**Required work**.
What lines of the data include the string "this"? Copy them all.
[START Data]
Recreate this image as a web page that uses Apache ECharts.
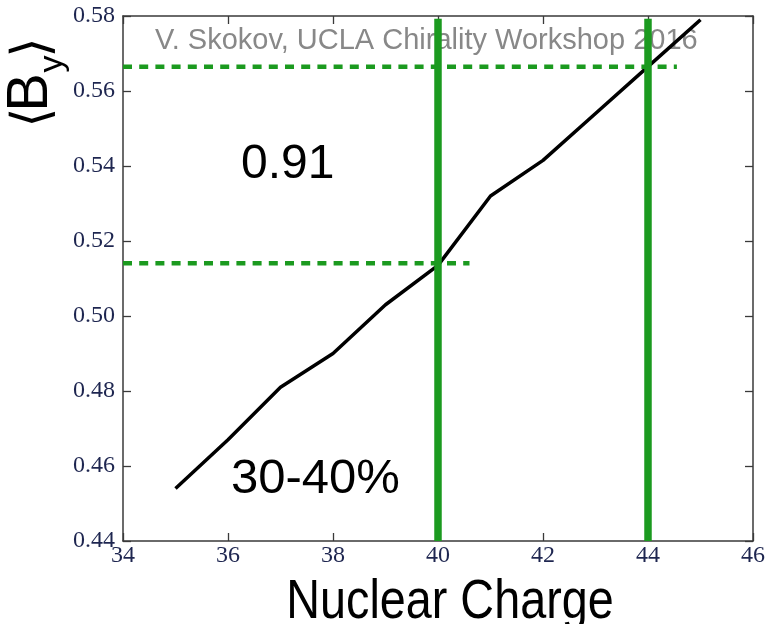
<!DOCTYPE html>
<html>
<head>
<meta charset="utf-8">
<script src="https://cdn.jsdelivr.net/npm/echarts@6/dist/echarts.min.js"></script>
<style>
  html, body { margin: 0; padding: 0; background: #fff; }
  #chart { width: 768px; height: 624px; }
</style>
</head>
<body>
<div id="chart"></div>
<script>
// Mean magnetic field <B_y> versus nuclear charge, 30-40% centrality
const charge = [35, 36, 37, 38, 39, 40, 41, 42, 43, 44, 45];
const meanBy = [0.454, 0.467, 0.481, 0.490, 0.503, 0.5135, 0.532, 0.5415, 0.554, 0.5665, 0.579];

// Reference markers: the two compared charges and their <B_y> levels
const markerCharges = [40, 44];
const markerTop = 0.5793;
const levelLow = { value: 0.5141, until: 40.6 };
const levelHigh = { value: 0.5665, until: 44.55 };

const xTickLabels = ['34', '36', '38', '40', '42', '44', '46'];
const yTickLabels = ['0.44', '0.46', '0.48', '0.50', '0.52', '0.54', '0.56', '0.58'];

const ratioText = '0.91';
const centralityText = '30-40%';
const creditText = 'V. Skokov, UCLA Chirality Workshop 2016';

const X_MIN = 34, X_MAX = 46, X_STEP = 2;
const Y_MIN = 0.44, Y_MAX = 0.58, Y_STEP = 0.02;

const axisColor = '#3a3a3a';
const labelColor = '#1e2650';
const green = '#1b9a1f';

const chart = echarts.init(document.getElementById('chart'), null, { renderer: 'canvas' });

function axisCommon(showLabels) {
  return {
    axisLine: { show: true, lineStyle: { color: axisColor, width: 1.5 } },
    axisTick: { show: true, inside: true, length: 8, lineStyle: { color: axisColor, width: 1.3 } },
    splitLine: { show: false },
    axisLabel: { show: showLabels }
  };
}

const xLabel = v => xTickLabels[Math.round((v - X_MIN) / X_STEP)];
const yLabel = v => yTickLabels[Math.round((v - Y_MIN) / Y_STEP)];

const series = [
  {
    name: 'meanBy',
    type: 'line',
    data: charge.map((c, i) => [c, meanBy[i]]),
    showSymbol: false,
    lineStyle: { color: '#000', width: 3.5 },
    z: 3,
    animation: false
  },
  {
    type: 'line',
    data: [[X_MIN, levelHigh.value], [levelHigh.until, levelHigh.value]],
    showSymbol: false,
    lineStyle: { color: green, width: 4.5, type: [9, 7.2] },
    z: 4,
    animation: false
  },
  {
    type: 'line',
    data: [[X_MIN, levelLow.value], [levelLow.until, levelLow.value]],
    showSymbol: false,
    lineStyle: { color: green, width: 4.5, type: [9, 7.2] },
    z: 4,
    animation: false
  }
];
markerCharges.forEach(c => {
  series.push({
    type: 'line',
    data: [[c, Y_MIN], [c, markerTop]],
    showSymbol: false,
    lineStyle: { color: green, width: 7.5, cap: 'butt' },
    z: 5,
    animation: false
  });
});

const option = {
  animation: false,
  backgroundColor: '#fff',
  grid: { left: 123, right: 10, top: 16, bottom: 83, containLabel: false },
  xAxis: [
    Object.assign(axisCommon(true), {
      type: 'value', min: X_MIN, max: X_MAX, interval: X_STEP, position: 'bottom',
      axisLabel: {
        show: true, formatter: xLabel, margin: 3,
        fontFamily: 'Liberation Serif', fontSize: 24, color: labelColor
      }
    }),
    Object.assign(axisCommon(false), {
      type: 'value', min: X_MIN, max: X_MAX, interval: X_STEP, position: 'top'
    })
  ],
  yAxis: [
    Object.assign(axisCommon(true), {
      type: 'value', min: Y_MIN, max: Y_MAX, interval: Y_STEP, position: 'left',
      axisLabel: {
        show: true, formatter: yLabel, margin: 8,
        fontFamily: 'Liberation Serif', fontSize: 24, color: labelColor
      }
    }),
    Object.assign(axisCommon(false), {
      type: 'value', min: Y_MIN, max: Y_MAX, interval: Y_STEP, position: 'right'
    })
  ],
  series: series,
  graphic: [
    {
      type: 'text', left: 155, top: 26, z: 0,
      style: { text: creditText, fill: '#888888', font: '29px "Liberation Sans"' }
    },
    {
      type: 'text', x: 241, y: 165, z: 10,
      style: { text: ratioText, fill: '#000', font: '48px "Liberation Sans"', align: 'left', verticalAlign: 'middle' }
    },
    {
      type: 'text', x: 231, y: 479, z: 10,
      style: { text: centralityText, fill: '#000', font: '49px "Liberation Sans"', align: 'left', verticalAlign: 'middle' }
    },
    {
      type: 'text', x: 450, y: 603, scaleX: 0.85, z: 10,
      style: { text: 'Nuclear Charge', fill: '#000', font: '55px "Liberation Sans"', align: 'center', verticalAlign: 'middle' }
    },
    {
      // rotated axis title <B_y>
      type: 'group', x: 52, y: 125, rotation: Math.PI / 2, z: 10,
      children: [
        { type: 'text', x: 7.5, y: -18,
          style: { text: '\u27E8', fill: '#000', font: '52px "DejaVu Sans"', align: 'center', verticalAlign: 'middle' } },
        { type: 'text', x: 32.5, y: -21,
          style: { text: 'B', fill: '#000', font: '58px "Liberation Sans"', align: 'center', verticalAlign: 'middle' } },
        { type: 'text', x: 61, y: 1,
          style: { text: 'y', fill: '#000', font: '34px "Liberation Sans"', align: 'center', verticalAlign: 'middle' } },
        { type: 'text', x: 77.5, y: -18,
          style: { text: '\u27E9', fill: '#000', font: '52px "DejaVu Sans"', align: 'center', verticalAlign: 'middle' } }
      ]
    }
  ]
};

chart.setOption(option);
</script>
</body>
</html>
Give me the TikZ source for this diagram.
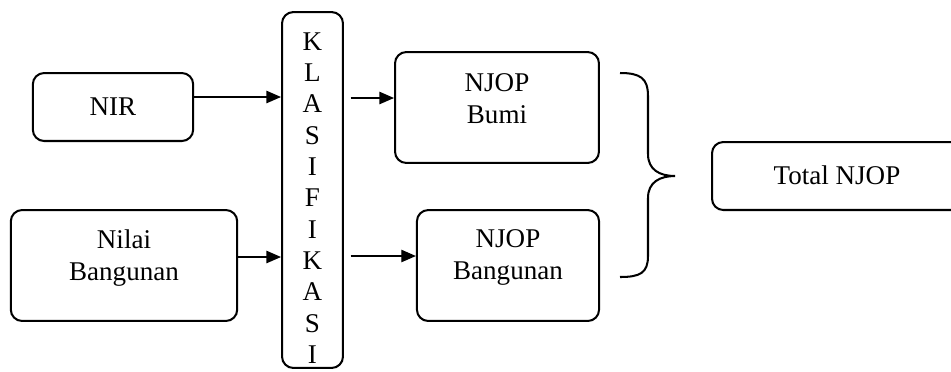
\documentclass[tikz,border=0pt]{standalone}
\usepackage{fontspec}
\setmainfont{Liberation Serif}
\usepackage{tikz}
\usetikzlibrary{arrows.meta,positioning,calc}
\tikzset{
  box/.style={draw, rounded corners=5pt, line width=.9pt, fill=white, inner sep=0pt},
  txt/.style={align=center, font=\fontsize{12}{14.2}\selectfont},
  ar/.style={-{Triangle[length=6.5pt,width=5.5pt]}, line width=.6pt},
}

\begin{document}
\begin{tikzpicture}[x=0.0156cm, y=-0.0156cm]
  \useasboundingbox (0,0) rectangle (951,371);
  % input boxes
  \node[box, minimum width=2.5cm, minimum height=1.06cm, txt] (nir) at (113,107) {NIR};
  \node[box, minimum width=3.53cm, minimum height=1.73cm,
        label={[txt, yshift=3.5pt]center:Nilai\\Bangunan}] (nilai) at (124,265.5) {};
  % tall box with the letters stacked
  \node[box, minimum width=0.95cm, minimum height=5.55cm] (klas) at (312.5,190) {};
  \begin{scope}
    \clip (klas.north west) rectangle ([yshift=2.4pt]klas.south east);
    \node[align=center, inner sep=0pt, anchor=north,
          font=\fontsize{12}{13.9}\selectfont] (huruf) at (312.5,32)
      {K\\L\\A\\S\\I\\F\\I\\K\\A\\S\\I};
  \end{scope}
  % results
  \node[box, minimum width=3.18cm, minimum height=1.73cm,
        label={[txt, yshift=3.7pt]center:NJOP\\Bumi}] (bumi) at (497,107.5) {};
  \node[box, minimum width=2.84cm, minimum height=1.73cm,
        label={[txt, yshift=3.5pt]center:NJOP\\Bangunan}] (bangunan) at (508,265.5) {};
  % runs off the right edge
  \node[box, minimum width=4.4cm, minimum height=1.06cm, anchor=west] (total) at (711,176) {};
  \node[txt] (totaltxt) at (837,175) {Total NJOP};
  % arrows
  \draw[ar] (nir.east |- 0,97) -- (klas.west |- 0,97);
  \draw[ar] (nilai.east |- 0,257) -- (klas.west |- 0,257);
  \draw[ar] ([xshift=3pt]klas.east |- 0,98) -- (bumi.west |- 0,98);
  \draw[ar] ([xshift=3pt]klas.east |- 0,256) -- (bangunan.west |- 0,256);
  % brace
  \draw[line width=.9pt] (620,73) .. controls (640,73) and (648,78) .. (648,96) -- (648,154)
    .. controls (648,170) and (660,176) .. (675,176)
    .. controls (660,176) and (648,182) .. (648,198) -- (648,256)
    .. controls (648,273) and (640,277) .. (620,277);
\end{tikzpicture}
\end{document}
[END Data]
**Reply to the task**.
Recreate this image as a web page that uses Apache ECharts.
Give me the TikZ source for this diagram.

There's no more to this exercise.